Step 4: Chalk Out Your Territory Action Plan

Creating the plan is where all the action begins!

Generally, your sales manager will create a map for you to prevent any overlap between different territories and sales reps. Your job is to ensure you visit all opportunities within your region in a timely and effective manner.

Think about how often to call each account and whether the calls should be in person or by phone—or the more remote-friendly option: virtually. By planning out the nuances beforehand, you'll minimize time, effort, and money wastage and can direct your focus on converting your clients.

Put your call plans on a calendar and stick to it. This will force you to have the discipline needed to become a successful territory manager.

Step 5: Effective Record-Keeping

As you implement your territory management action plan, you should maintain an accurate and up-to-date record of outcomes in your organization's CRM. This will help you track your plan's effectiveness.

Log everything. If your data tracking starts taking too much time then invest in selling software to help.

Sales Territory Management Best Practices

Besides creating a sales management plan, you'll have to adopt a few best practices and make them a part of your daily routine to have massive sales success.

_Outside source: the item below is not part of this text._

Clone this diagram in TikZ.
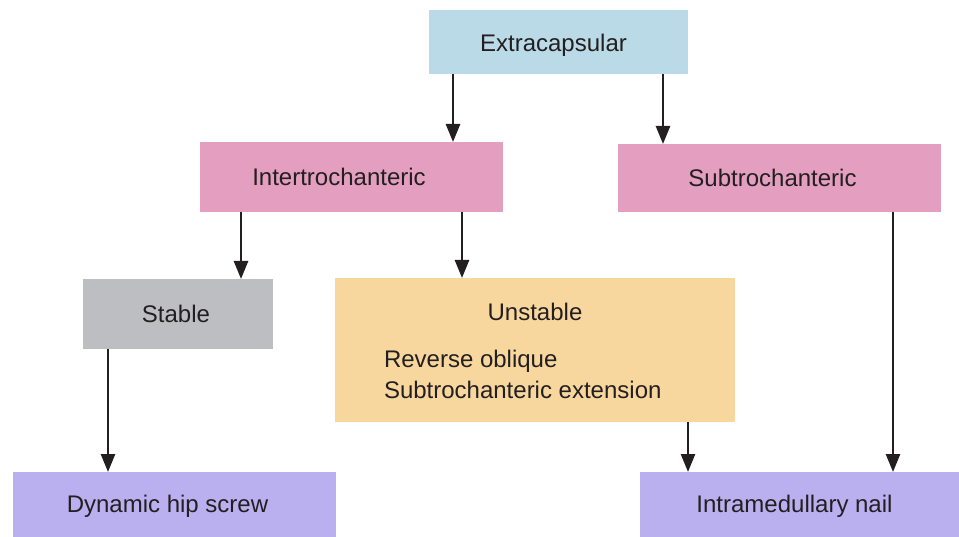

A: Create a Contact Rotation Schedule

Regularly check in on prospects to ensure they have all the information resources to move forward in the buying process. But while you do this, don't come off as too salesy and end up overwhelming them.

It's why we highly recommend creating a contact rotation schedule. Use it to determine the communication channel that works best for your specific territory and at what point in the sales process. It'll also make it easier to decide when and how often an account needs a phone call, an in-person visit, or a promotional email.

B: Don't Forget Your Current Accounts When Finding New Leads

Your sales territory management plan should have a dual focus on providing services to high-value accounts and developing relationships with potential new accounts.

High-value accounts are those guaranteed to bring in higher volume sales in shorter periods when compared to other accounts. However, while high-value accounts will help you meet your sales quotas, they aren't enough to smash through it. You'll also have to cultivate new accounts to expand the business and ensure professional growth.

C: Change With the Seasons

Customer requirements change with the seasons. Depending on the product you're selling, your territory's customer base and conditions might vary during the year.

To avoid issues, analyze your territory by looking at sales data over time. Find out:

  • What product or service do people buy during different times of the year?
  • When are they buying it?
  • How much do they spend on them?

Based on the data, identify whether your business has slow and busy seasons. Then adjust your goals, priority level, and plan of action as needed.

D: Align Your Sales Efforts With Other Departments

You are not the only one interacting with customers. While other departments may not be talking to your buyers face-to-face, they're still interacting with your accounts.

Try to collaborate with other departments—marketing and customer service—and get them involved with your territory. Maintaining consistent interactions will help you learn valuable insights that you can apply when selling.

E: Refresh Your Sales Map

Territory management is a never-ending cycle where you must continuously evaluate, implement, assess, and improve your action plan.

Yes, this regular evaluation and improvement is a lot of work. But it'll help you achieve more tremendous success and close more deals over the longer term.

Even after you draft a strong territory management plan, nothing is set in stone. Conditions can change at any time, regardless of your industry, economy, organization. So keep measuring progress and modifying aspects of your plan to stay relevant and get your desired results.

Once you get a firm grasp over your territory, accounts, and current and potential customers, you can effectively crack the complicated code of successful treasury management. All the benefits—and bonuses—will soon follow.

Empower yourself with territory management knowledge, and manage your accounts—current and potential—the right way.